▸ **INFORMATION SUPPLIED**
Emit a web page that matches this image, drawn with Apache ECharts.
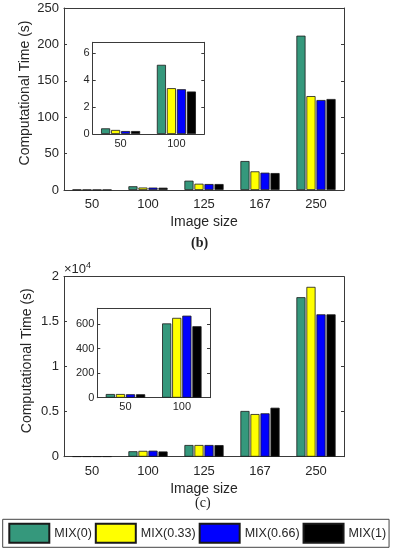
<!DOCTYPE html>
<html>
<head>
<meta charset="utf-8">
<script src="https://cdn.jsdelivr.net/npm/echarts@6/dist/echarts.min.js"></script>
<style>
html,body{margin:0;padding:0;background:#fff;}
#chart{width:395px;height:550px;}
</style>
</head>
<body>
<div id="chart"></div>
<script>
// ---- data ----
const categories = ['50', '100', '125', '167', '250'];
const insetCategories = ['50', '100'];
const seriesNames = ['MIX(0)', 'MIX(0.33)', 'MIX(0.66)', 'MIX(1)'];
const seriesColors = ['#35987c', '#ffff00', '#0000ff', '#000000'];

// (b) computational time in seconds
const mix0_b   = [0.42, 5.13, 12.8, 39.8, 212];
const mix033_b = [0.30, 3.40, 8.6, 25.6, 129];
const mix066_b = [0.22, 3.32, 8.2, 23.8, 123.6];
const mix1_b   = [0.22, 3.15, 8.2, 23.3, 125];

// (c) computational time in seconds
const mix0_c   = [30, 605, 1300, 5080, 17720];
const mix033_c = [30, 650, 1300, 4740, 18870];
const mix066_c = [28, 668, 1300, 4820, 15820];
const mix1_c   = [28, 582, 1290, 5440, 15820];

const yTicks_b = [0, 50, 100, 150, 200, 250];
const yTicksInset_b = [0, 2, 4, 6];
const yTicks_c = [0, 5000, 10000, 15000, 20000];
const yTicksInset_c = [0, 200, 400, 600];

// ---- chart ----
const FONT = 'Liberation Sans';
const AX = '#3a3a3a';
const TXT = '#262626';

const grids = [
  {left: 64, top: 8, width: 280, height: 182},
  {left: 92.7, top: 42.3, width: 111.6, height: 91.7, show: true, backgroundColor: '#fff', borderWidth: 0},
  {left: 64, top: 276.7, width: 280, height: 180},
  {left: 97.3, top: 308.3, width: 112.7, height: 89.4, show: true, backgroundColor: '#fff', borderWidth: 0}
];

const xAxes = [], yAxes = [];
function addAxes(gi, cats, yMin, yMax, yTicks, fontSize, fmt, withNames, yNameGap) {
  xAxes.push({
    type: 'category', gridIndex: gi, data: cats, position: 'bottom',
    axisLine: {onZero: false, lineStyle: {color: AX, width: 1}},
    axisTick: {inside: true, length: 3, alignWithLabel: true, lineStyle: {color: AX}},
    axisLabel: {color: TXT, fontFamily: FONT, fontSize: fontSize, margin: fontSize > 12 ? 8 : 4},
    splitLine: {show: false},
    name: withNames ? 'Image size' : '', nameLocation: 'middle', nameGap: 25,
    nameMoveOverlap: false,
    nameTextStyle: {color: TXT, fontFamily: FONT, fontSize: 14, verticalAlign: 'top'}
  });
  xAxes.push({
    type: 'category', gridIndex: gi, data: cats, position: 'top',
    axisLine: {onZero: false, lineStyle: {color: AX, width: 1}},
    axisTick: {inside: true, length: 3, alignWithLabel: true, lineStyle: {color: AX}},
    axisLabel: {show: false}, splitLine: {show: false}
  });
  yAxes.push({
    type: 'value', gridIndex: gi, min: yMin, max: yMax, position: 'left',
    axisLine: {show: true, onZero: false, lineStyle: {color: AX, width: 1}},
    axisTick: {show: true, inside: true, length: 3, lineStyle: {color: AX}, customValues: yTicks},
    axisLabel: {color: TXT, fontFamily: FONT, fontSize: fontSize, margin: fontSize > 12 ? 5 : 3,
                customValues: yTicks, formatter: fmt},
    splitLine: {show: false},
    name: withNames ? 'Computational Time (s)' : '', nameLocation: 'middle', nameGap: yNameGap, nameRotate: 90,
    nameMoveOverlap: false,
    nameTextStyle: {color: TXT, fontFamily: FONT, fontSize: 14, padding: [0, 0, 0, 12]}
  });
  yAxes.push({
    type: 'value', gridIndex: gi, min: yMin, max: yMax, position: 'right',
    axisLine: {show: true, onZero: false, lineStyle: {color: AX, width: 1}},
    axisTick: {show: true, inside: true, length: 3, lineStyle: {color: AX}, customValues: yTicks},
    axisLabel: {show: false}, splitLine: {show: false}
  });
}
addAxes(0, categories, 0, 250, yTicks_b, 13, v => String(v), true, 32);
addAxes(1, insetCategories, 0, 6.8, yTicksInset_b, 11, v => String(v), false, 0);
addAxes(2, categories, 0, 20000, yTicks_c, 13, v => String(v / 10000), true, 30);
addAxes(3, insetCategories, 0, 728, yTicksInset_c, 11, v => String(v), false, 0);

const dataB = [mix0_b, mix033_b, mix066_b, mix1_b];
const dataC = [mix0_c, mix033_c, mix066_c, mix1_c];
const series = [];
function addSeries(axisIdx, arrays, count) {
  arrays.forEach((arr, i) => {
    series.push({
      type: 'bar', name: seriesNames[i],
      xAxisIndex: axisIdx, yAxisIndex: axisIdx,
      data: count ? arr.slice(0, count) : arr,
      barCategoryGap: '30%', barGap: '10%',
      itemStyle: {color: seriesColors[i], borderColor: '#1a1a1a', borderWidth: 0.8},
      silent: true
    });
  });
}
addSeries(0, dataB, 0);
addSeries(2, dataB, 2);
addSeries(4, dataC, 0);
addSeries(6, dataC, 2);

const option = {
  animation: false,
  backgroundColor: '#fff',
  grid: grids,
  xAxis: xAxes,
  yAxis: yAxes,
  series: series,
  legend: {
    data: seriesNames,
    left: 2.7, top: 519.3,
    orient: 'horizontal',
    itemWidth: 40, itemHeight: 19, itemGap: 3,
    padding: [3.5, 3, 3.5, 5.6],
    borderColor: '#444', borderWidth: 1,
    textStyle: {color: TXT, fontFamily: FONT, fontSize: 12.5},
    icon: 'rect',
    selectedMode: false
  },
  graphic: [
    {type: 'text', left: 191, top: 236, style: {text: '(b)', font: 'bold 14px "Liberation Serif"', fill: '#222'}},
    {type: 'text', left: 195, top: 496, style: {text: '(c)', font: '14px "Liberation Serif"', fill: '#222'}},
    {type: 'text', left: 64, top: 261, style: {
      text: '{a|×10}{s|4}',
      rich: {
        a: {fontFamily: FONT, fontSize: 13, fill: TXT, color: TXT, verticalAlign: 'bottom'},
        s: {fontFamily: FONT, fontSize: 9, fill: TXT, color: TXT, verticalAlign: 'top', padding: [0, 0, 6, 0]}
      }
    }}
  ]
};
echarts.init(document.getElementById('chart')).setOption(option);
</script>
</body>
</html>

▸ **PROBLEM DESCRIPTION**
Without the pictures, return the listing above from its first line through the line that has "const TXT = '#262626';".

▸ **RESPONSE BELOW**
Emit a web page that matches this image, drawn with Apache ECharts.
<!DOCTYPE html>
<html>
<head>
<meta charset="utf-8">
<script src="https://cdn.jsdelivr.net/npm/echarts@6/dist/echarts.min.js"></script>
<style>
html,body{margin:0;padding:0;background:#fff;}
#chart{width:395px;height:550px;}
</style>
</head>
<body>
<div id="chart"></div>
<script>
// ---- data ----
const categories = ['50', '100', '125', '167', '250'];
const insetCategories = ['50', '100'];
const seriesNames = ['MIX(0)', 'MIX(0.33)', 'MIX(0.66)', 'MIX(1)'];
const seriesColors = ['#35987c', '#ffff00', '#0000ff', '#000000'];

// (b) computational time in seconds
const mix0_b   = [0.42, 5.13, 12.8, 39.8, 212];
const mix033_b = [0.30, 3.40, 8.6, 25.6, 129];
const mix066_b = [0.22, 3.32, 8.2, 23.8, 123.6];
const mix1_b   = [0.22, 3.15, 8.2, 23.3, 125];

// (c) computational time in seconds
const mix0_c   = [30, 605, 1300, 5080, 17720];
const mix033_c = [30, 650, 1300, 4740, 18870];
const mix066_c = [28, 668, 1300, 4820, 15820];
const mix1_c   = [28, 582, 1290, 5440, 15820];

const yTicks_b = [0, 50, 100, 150, 200, 250];
const yTicksInset_b = [0, 2, 4, 6];
const yTicks_c = [0, 5000, 10000, 15000, 20000];
const yTicksInset_c = [0, 200, 400, 600];

// ---- chart ----
const FONT = 'Liberation Sans';
const AX = '#3a3a3a';
const TXT = '#262626';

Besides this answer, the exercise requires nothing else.